- Listed entries:
--- Begin ---
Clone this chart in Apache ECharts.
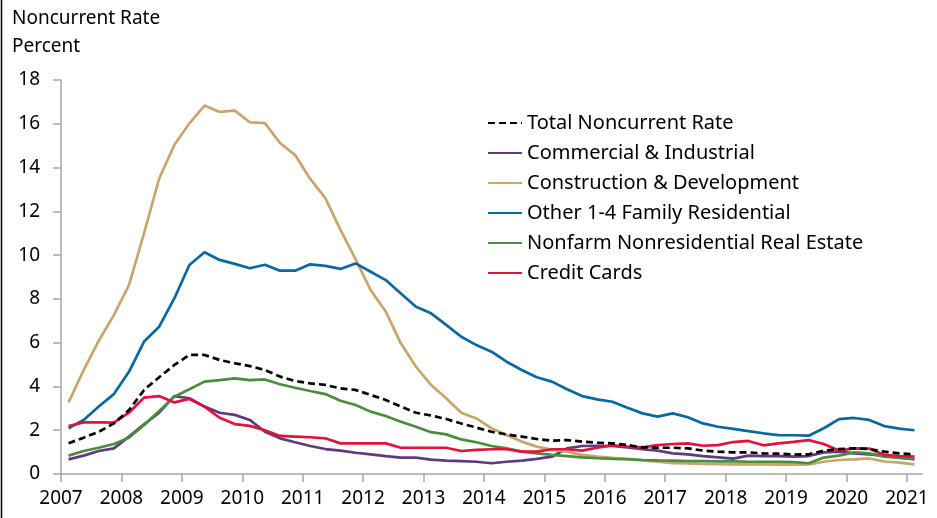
<!DOCTYPE html>
<html>
<head>
<meta charset="utf-8">
<script src="https://cdn.jsdelivr.net/npm/echarts@6/dist/echarts.min.js"></script>
<style>
  html, body { margin: 0; padding: 0; background: #fff; }
  #main { width: 937px; height: 518px; }
</style>
</head>
<body>
<div id="main"></div>
<script>
// quarterly data, 2007 Q1 .. 2021 Q1
const startYear = 2007;
const endYear = 2021;

const totalRate = [1.40, 1.66, 1.93, 2.31, 2.92, 3.84, 4.42, 4.98, 5.44, 5.44, 5.21, 5.06, 4.93, 4.75, 4.45, 4.25, 4.14, 4.07, 3.91, 3.84, 3.61, 3.38, 3.08, 2.80, 2.67, 2.51, 2.31, 2.12, 1.93, 1.81, 1.71, 1.60, 1.52, 1.55, 1.48, 1.43, 1.40, 1.32, 1.22, 1.20, 1.20, 1.17, 1.07, 1.02, 0.99, 0.99, 0.94, 0.93, 0.89, 0.90, 1.07, 1.14, 1.17, 1.14, 1.02, 0.94, 0.90];
const commercial = [0.67, 0.84, 1.05, 1.17, 1.71, 2.27, 2.80, 3.56, 3.46, 3.08, 2.80, 2.70, 2.47, 1.93, 1.63, 1.45, 1.28, 1.14, 1.07, 0.97, 0.90, 0.82, 0.75, 0.75, 0.66, 0.61, 0.59, 0.56, 0.49, 0.56, 0.61, 0.69, 0.79, 1.17, 1.28, 1.29, 1.28, 1.22, 1.13, 1.07, 0.94, 0.90, 0.82, 0.76, 0.70, 0.84, 0.82, 0.82, 0.79, 0.82, 0.99, 1.02, 0.94, 0.90, 0.84, 0.76, 0.67];
const construction = [3.27, 4.75, 6.09, 7.26, 8.63, 11.0, 13.5, 15.03, 16.02, 16.83, 16.54, 16.60, 16.07, 16.03, 15.12, 14.57, 13.48, 12.60, 11.15, 9.82, 8.40, 7.42, 5.97, 4.90, 4.07, 3.46, 2.80, 2.54, 2.09, 1.78, 1.48, 1.25, 1.10, 1.02, 0.87, 0.79, 0.74, 0.68, 0.62, 0.56, 0.50, 0.48, 0.46, 0.45, 0.44, 0.44, 0.44, 0.43, 0.43, 0.44, 0.56, 0.64, 0.67, 0.71, 0.57, 0.52, 0.44];
const familyResidential = [2.09, 2.47, 3.08, 3.65, 4.67, 6.05, 6.73, 8.02, 9.55, 10.13, 9.78, 9.60, 9.40, 9.56, 9.29, 9.29, 9.58, 9.51, 9.37, 9.62, 9.24, 8.86, 8.25, 7.64, 7.34, 6.81, 6.27, 5.89, 5.59, 5.13, 4.75, 4.42, 4.22, 3.87, 3.56, 3.41, 3.30, 3.03, 2.77, 2.62, 2.77, 2.59, 2.31, 2.16, 2.06, 1.96, 1.86, 1.78, 1.77, 1.75, 2.09, 2.51, 2.56, 2.47, 2.19, 2.07, 2.00];
const nonfarm = [0.84, 1.05, 1.20, 1.37, 1.66, 2.24, 2.88, 3.53, 3.87, 4.22, 4.29, 4.37, 4.29, 4.32, 4.10, 3.94, 3.79, 3.65, 3.35, 3.15, 2.85, 2.65, 2.39, 2.16, 1.91, 1.81, 1.58, 1.45, 1.28, 1.17, 1.02, 0.94, 0.87, 0.82, 0.76, 0.72, 0.69, 0.68, 0.64, 0.62, 0.61, 0.59, 0.59, 0.58, 0.58, 0.56, 0.56, 0.55, 0.54, 0.49, 0.75, 0.84, 0.99, 0.94, 0.79, 0.73, 0.69];
const creditCards = [2.19, 2.36, 2.36, 2.35, 2.80, 3.49, 3.56, 3.27, 3.43, 3.08, 2.57, 2.28, 2.20, 2.00, 1.74, 1.71, 1.68, 1.63, 1.40, 1.40, 1.40, 1.40, 1.20, 1.20, 1.20, 1.20, 1.05, 1.10, 1.13, 1.13, 1.02, 1.02, 1.13, 1.13, 1.07, 1.20, 1.31, 1.25, 1.22, 1.32, 1.37, 1.40, 1.29, 1.32, 1.46, 1.51, 1.31, 1.40, 1.47, 1.55, 1.37, 1.07, 1.17, 1.16, 0.87, 0.82, 0.79];

const seriesNames = [
  "Total Noncurrent Rate",
  "Commercial & Industrial",
  "Construction & Development",
  "Other 1-4 Family Residential",
  "Nonfarm Nonresidential Real Estate",
  "Credit Cards",
];
const seriesValues = [totalRate, commercial, construction, familyResidential, nonfarm, creditCards];
const seriesColors = ["#000000", "#5F3A7E", "#C9A46C", "#0A68A0", "#4A8D3C", "#E0123E"];

const fontFamily = "'Noto Sans', 'Liberation Sans', sans-serif";

// each point sits in the middle of its quarter
const toPoints = (values) =>
  values.map((v, i) => [startYear + Math.floor(i / 4) + ((i % 4) + 0.5) / 4, v]);

const chart = echarts.init(document.getElementById("main"), null, { renderer: "canvas" });

chart.setOption({
  animation: false,
  backgroundColor: "#fff",
  textStyle: { fontFamily: fontFamily, color: "#000" },
  title: {
    text: "Noncurrent Rate\nPercent",
    left: 7,
    top: 0,
    textStyle: { fontFamily: fontFamily, fontSize: 19, fontWeight: "normal", color: "#000", lineHeight: 28 },
  },
  legend: {
    orient: "vertical",
    left: 482,
    top: 108,
    itemWidth: 34,
    itemHeight: 10,
    itemGap: 10,
    itemStyle: { opacity: 0 },
    textStyle: { fontFamily: fontFamily, fontSize: 20, color: "#000" },
    data: seriesNames,
  },
  grid: { left: 61, right: 15, top: 80, bottom: 44, containLabel: false },
  xAxis: {
    type: "value",
    min: startYear,
    max: endYear + 0.25,
    interval: 1,
    splitLine: { show: false },
    axisLine: { lineStyle: { color: "#A6A6A6", width: 1.5 } },
    axisTick: { show: true, length: 8, lineStyle: { color: "#A6A6A6", width: 1.5 } },
    axisLabel: {
      color: "#000",
      fontSize: 19,
      fontFamily: fontFamily,
      margin: 15,
      showMaxLabel: false,
      formatter: (v) => (Number.isInteger(v) ? String(v) : ""),
    },
  },
  yAxis: {
    type: "value",
    min: 0,
    max: 18,
    interval: 2,
    splitLine: { show: false },
    axisLine: { show: true, lineStyle: { color: "#A6A6A6", width: 1.5 } },
    axisTick: { show: true, length: 8, lineStyle: { color: "#A6A6A6", width: 1.5 } },
    axisLabel: { color: "#000", fontSize: 19, fontFamily: fontFamily, margin: 21 },
  },
  graphic: [
    {
      type: "line",
      shape: { x1: 1.5, y1: 0, x2: 1.5, y2: 518 },
      style: { stroke: "#000", lineWidth: 1.5 },
    },
  ],
  series: seriesNames.map((name, i) => ({
    name: name,
    type: "line",
    symbol: "none",
    data: toPoints(seriesValues[i]),
    lineStyle: {
      color: seriesColors[i],
      width: 2.7,
      type: i === 0 ? [7, 4] : "solid",
    },
    itemStyle: { color: seriesColors[i] },
    z: i === 0 ? 3 : 2,
  })),
});
</script>
</body>
</html>
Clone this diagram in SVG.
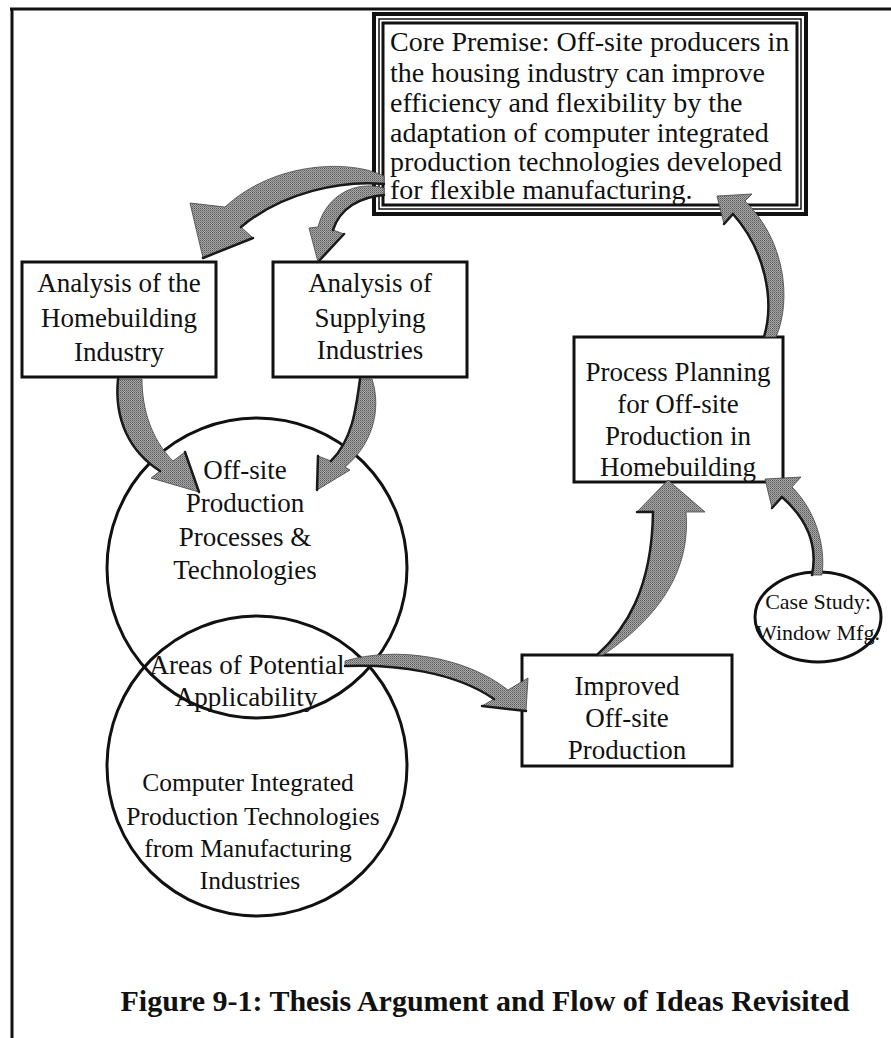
<svg xmlns="http://www.w3.org/2000/svg" width="891" height="1038" viewBox="0 0 891 1038">
<defs>
<pattern id="ht" width="2" height="2" patternUnits="userSpaceOnUse">
<rect width="2" height="2" fill="#a6a6a6"/><rect width="1" height="1" fill="#5c5c5c"/><rect x="1" y="1" width="1" height="1" fill="#7c7c7c"/>
</pattern>
</defs>
<style>
.box{fill:#fff;stroke:#111;stroke-width:3}
.circ{fill:none;stroke:#111;stroke-width:3}
.t{font-family:"Liberation Serif","Times New Roman",serif;font-size:27px;fill:#111;text-anchor:middle}
.tc{font-family:"Liberation Serif","Times New Roman",serif;font-size:25.5px;fill:#111;text-anchor:middle}
.tl{font-family:"Liberation Serif","Times New Roman",serif;font-size:28px;fill:#111}
.arr{fill:url(#ht);stroke:#444;stroke-width:0.8}
.sh{fill:none;stroke:#1a1a1a;stroke-width:2.5;stroke-linecap:round}
.title{font-family:"Liberation Serif","Times New Roman",serif;font-size:30px;font-weight:bold;fill:#111;text-anchor:middle}
</style>
<rect width="891" height="1038" fill="#fff"/>
<g id="frame">
<path d="M10,9 H891 M12,9 V1038" fill="none" stroke="#111" stroke-width="3"/>
</g>
<g id="core">
<rect x="374" y="14" width="432" height="200" fill="#fff" stroke="#111" stroke-width="4"/>
<rect x="379" y="19" width="422" height="190" fill="none" stroke="#111" stroke-width="1.5"/>
<rect x="383" y="23" width="414" height="182" fill="none" stroke="#111" stroke-width="3"/>
<text class="tl" x="390" y="51">Core Premise: Off-site producers in</text>
<text class="tl" x="390" y="82">the housing industry can improve</text>
<text class="tl" x="390" y="112">efficiency and flexibility by the</text>
<text class="tl" x="390" y="142">adaptation of computer integrated</text>
<text class="tl" x="390" y="171">production technologies developed</text>
<text class="tl" x="390" y="199">for flexible manufacturing.</text>
</g>
<g id="homebuilding">
<rect class="box" x="22" y="262" width="194" height="115"/>
<text class="t" x="119" y="292">Analysis of the</text>
<text class="t" x="119" y="327">Homebuilding</text>
<text class="t" x="119" y="361">Industry</text>
</g>
<g id="supplying">
<rect class="box" x="273" y="262" width="194" height="115"/>
<text class="t" x="370" y="292">Analysis of</text>
<text class="t" x="370" y="327">Supplying</text>
<text class="t" x="370" y="359">Industries</text>
</g>
<g id="offsite">
<circle class="circ" cx="257" cy="568" r="150"/>
<text class="t" x="245" y="479">Off-site</text>
<text class="t" x="245" y="512">Production</text>
<text class="t" x="245" y="546">Processes &amp;</text>
<text class="t" x="245" y="579">Technologies</text>
</g>
<g id="cim">
<circle class="circ" cx="257" cy="766" r="150"/>
<text class="tc" x="248" y="791">Computer Integrated</text>
<text class="tc" x="253" y="825">Production Technologies</text>
<text class="tc" x="248" y="857">from Manufacturing</text>
<text class="tc" x="250" y="889">Industries</text>
</g>
<g id="areas">
<text class="t" x="247" y="674">Areas of Potential</text>
<text class="t" x="246" y="706">Applicability</text>
</g>
<g id="process">
<rect class="box" x="574" y="337" width="209" height="145"/>
<text class="t" x="678" y="381">Process Planning</text>
<text class="t" x="678" y="413">for Off-site</text>
<text class="t" x="678" y="445">Production in</text>
<text class="t" x="678" y="476">Homebuilding</text>
</g>
<g id="improved">
<rect class="box" x="522" y="655" width="210" height="111"/>
<text class="t" x="627" y="695">Improved</text>
<text class="t" x="627" y="727">Off-site</text>
<text class="t" x="627" y="759">Production</text>
</g>
<g id="casestudy">
<ellipse cx="818" cy="617" rx="63" ry="45" fill="#fff" stroke="#111" stroke-width="3"/>
<text class="t" x="818" y="609" style="font-size:22px">Case Study:</text>
<text class="t" x="818" y="640" style="font-size:22px">Window Mfg.</text>
</g>
<g id="connectors">
<path class="arr" d="M384,176 C352,160 276,160 225,207 L190,203 L203,258 L253,238 L241,227 C283,192 342,180 384,184 Z"/>
<path class="sh" d="M203,258 L253,238 M241,227 C283,192 342,180 384,184"/>
<path class="arr" d="M384,188 C356,180 326,195 318,227 L309,228 L318,262 L344,234 L333,230 C340,208 360,197 384,195 Z"/>
<path class="sh" d="M318,262 L344,234 M333,230 C340,208 360,197 384,195"/>
<path class="arr" d="M118,379 C114,420 130,452 160,471 L151,478 L199,492 L185,452 L173,461 C152,440 142,410 142,379 Z"/>
<path class="sh" d="M199,492 L185,452 M118,379 C114,420 130,452 160,471"/>
<path class="arr" d="M360,379 C356,410 352,440 331,461 L318,456 L317,490 L350,470 L345,467 C372,445 382,410 372,379 Z"/>
<path class="sh" d="M318,456 L317,490 M360,379 C356,410 352,440 331,461"/>
<path class="arr" d="M345,661 C395,646 465,656 508,690 L528,678 L526,711 L482,706 L494,699 C455,672 395,664 345,666 Z"/>
<path class="sh" d="M482,706 L526,711 M494,699 C455,672 395,664 345,666"/>
<path class="arr" d="M597,655 C625,630 652,590 653,512 L637,512 L668,480 L705,512 L686,512 C690,560 670,610 603,655 Z"/>
<path class="sh" d="M597,655 C625,630 652,590 653,512 L637,512"/>
<path class="arr" d="M812,575 C818,545 808,520 782,497 L772,508 L765,479 L801,477 L792,487 C815,510 826,545 822,575 Z"/>
<path class="sh" d="M812,575 C818,545 808,520 782,497 L772,508"/>
<path class="arr" d="M764,337 C775,300 765,250 733,214 L724,224 L717,196 L752,194 L745,201 C785,240 792,300 776,337 Z"/>
<path class="sh" d="M764,337 C775,300 765,250 733,214 L724,224"/>
</g>
<text class="title" x="485" y="1011">Figure 9-1: Thesis Argument and Flow of Ideas Revisited</text>
</svg>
--- End ---
- To be done: Both the first line of the records above and the line containing "const endYear = 2021;" belong in the copy; please return them and every line between, exactly, minus the pictures.

- Full answer:
Clone this chart in Apache ECharts.
<!DOCTYPE html>
<html>
<head>
<meta charset="utf-8">
<script src="https://cdn.jsdelivr.net/npm/echarts@6/dist/echarts.min.js"></script>
<style>
  html, body { margin: 0; padding: 0; background: #fff; }
  #main { width: 937px; height: 518px; }
</style>
</head>
<body>
<div id="main"></div>
<script>
// quarterly data, 2007 Q1 .. 2021 Q1
const startYear = 2007;
const endYear = 2021;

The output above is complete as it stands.